▸ **TASK INSTRUCTIONS**: Set down the listing below verbatim, but only from its first line through the line containing "from bokeh.resources import INLINE".

## Start DATA SHOWN

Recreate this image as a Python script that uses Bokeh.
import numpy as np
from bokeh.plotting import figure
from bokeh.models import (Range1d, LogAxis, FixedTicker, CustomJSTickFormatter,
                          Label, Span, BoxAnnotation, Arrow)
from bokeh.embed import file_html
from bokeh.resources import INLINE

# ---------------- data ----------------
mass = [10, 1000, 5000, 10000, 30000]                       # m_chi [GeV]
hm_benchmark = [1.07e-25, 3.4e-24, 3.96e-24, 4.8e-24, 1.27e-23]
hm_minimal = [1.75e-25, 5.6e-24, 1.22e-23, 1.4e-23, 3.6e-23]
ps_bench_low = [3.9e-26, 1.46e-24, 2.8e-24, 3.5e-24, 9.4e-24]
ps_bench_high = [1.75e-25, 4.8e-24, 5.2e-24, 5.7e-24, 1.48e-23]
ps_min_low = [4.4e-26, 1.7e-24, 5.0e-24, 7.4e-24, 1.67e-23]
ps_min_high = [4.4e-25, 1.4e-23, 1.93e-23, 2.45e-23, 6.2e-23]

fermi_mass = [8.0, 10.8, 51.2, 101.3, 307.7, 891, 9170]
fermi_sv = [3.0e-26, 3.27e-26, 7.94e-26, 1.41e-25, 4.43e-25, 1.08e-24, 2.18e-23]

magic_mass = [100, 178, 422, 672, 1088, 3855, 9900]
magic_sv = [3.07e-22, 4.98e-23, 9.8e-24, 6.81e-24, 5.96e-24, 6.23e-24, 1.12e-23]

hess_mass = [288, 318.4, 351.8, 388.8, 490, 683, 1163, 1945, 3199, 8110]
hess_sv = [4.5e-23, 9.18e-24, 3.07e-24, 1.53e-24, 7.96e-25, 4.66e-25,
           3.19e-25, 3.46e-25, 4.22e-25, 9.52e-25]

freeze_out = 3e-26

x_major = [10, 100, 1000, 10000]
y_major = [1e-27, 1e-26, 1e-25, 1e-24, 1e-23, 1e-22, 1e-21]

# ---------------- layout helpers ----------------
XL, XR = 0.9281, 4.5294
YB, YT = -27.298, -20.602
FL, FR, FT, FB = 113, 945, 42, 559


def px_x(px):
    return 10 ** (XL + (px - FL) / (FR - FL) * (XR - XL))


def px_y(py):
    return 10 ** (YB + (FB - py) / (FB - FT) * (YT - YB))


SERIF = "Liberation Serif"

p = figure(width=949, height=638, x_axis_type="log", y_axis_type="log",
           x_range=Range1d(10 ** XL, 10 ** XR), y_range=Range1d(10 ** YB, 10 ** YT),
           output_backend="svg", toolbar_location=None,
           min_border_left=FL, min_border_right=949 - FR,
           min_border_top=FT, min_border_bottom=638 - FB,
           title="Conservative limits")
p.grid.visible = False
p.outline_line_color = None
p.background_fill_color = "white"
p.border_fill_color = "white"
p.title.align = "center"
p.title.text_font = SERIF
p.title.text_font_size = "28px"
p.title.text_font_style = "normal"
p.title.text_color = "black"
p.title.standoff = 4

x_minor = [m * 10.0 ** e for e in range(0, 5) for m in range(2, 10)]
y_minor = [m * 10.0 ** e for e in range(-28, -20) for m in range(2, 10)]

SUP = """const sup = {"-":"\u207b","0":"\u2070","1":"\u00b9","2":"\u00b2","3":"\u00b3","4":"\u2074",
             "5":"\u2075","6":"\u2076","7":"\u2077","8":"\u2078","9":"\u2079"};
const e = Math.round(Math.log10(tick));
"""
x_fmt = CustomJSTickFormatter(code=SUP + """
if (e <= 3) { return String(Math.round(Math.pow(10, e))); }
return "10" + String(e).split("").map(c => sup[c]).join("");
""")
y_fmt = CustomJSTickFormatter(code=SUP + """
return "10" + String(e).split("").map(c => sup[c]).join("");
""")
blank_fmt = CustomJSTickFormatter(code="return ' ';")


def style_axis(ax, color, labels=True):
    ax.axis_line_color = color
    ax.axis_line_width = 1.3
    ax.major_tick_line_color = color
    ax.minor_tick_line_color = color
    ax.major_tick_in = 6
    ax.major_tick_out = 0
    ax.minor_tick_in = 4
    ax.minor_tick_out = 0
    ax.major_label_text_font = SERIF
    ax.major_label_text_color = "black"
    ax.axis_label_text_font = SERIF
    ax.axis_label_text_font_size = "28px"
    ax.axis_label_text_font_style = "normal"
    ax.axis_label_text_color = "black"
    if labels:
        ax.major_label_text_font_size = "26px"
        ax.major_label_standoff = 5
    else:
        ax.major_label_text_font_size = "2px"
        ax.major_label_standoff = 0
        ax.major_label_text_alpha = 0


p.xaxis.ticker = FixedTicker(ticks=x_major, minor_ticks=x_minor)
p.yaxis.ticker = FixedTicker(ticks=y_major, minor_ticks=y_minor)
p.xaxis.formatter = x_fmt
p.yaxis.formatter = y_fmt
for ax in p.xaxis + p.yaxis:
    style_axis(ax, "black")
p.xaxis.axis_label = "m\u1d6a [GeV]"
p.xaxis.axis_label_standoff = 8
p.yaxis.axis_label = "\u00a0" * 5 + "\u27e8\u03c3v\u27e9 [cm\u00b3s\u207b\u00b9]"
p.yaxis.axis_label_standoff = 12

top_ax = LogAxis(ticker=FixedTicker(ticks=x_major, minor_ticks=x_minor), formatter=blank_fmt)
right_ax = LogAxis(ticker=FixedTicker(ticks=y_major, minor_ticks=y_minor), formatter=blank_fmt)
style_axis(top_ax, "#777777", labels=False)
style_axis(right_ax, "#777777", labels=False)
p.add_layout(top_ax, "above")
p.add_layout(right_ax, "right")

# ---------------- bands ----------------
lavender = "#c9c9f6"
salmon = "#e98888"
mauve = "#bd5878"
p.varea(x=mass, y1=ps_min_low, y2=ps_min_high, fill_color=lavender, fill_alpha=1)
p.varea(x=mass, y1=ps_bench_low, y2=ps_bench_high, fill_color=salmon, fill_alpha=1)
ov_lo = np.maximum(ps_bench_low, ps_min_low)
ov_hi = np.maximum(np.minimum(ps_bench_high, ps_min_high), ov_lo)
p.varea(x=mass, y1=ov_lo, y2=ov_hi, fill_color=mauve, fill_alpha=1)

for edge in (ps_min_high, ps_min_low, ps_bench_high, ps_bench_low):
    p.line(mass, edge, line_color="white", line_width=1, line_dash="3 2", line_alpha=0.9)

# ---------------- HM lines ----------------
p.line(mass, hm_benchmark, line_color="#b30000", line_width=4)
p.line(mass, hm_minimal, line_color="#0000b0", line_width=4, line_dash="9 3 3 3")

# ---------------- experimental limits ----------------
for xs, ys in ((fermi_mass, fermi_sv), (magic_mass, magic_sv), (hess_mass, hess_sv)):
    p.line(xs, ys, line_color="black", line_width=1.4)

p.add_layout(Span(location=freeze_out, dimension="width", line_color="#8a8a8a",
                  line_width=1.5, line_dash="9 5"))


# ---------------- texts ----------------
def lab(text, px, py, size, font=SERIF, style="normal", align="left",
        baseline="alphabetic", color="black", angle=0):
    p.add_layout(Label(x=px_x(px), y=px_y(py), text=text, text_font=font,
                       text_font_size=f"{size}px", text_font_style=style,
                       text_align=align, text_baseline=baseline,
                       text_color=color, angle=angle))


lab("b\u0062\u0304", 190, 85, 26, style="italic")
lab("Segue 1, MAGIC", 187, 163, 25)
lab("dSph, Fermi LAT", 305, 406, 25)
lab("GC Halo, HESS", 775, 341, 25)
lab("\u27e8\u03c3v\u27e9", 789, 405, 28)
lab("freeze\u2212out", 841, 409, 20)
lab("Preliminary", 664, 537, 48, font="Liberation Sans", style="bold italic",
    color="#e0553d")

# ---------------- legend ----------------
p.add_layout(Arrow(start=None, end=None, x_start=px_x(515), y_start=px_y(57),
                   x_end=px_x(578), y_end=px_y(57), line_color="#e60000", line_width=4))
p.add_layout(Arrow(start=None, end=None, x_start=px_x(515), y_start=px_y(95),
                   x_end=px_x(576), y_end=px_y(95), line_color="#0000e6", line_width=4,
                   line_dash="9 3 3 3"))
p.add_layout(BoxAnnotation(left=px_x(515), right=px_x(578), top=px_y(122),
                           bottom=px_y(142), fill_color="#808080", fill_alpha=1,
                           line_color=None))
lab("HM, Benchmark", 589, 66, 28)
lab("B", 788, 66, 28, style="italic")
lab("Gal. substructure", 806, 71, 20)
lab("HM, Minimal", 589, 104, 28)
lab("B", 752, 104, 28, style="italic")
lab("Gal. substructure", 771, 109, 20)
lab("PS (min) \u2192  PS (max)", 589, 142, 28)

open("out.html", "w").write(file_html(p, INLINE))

## End DATA SHOWN

▸ **RESULT BELOW**:
Recreate this image as a Python script that uses Bokeh.
import numpy as np
from bokeh.plotting import figure
from bokeh.models import (Range1d, LogAxis, FixedTicker, CustomJSTickFormatter,
                          Label, Span, BoxAnnotation, Arrow)
from bokeh.embed import file_html
from bokeh.resources import INLINE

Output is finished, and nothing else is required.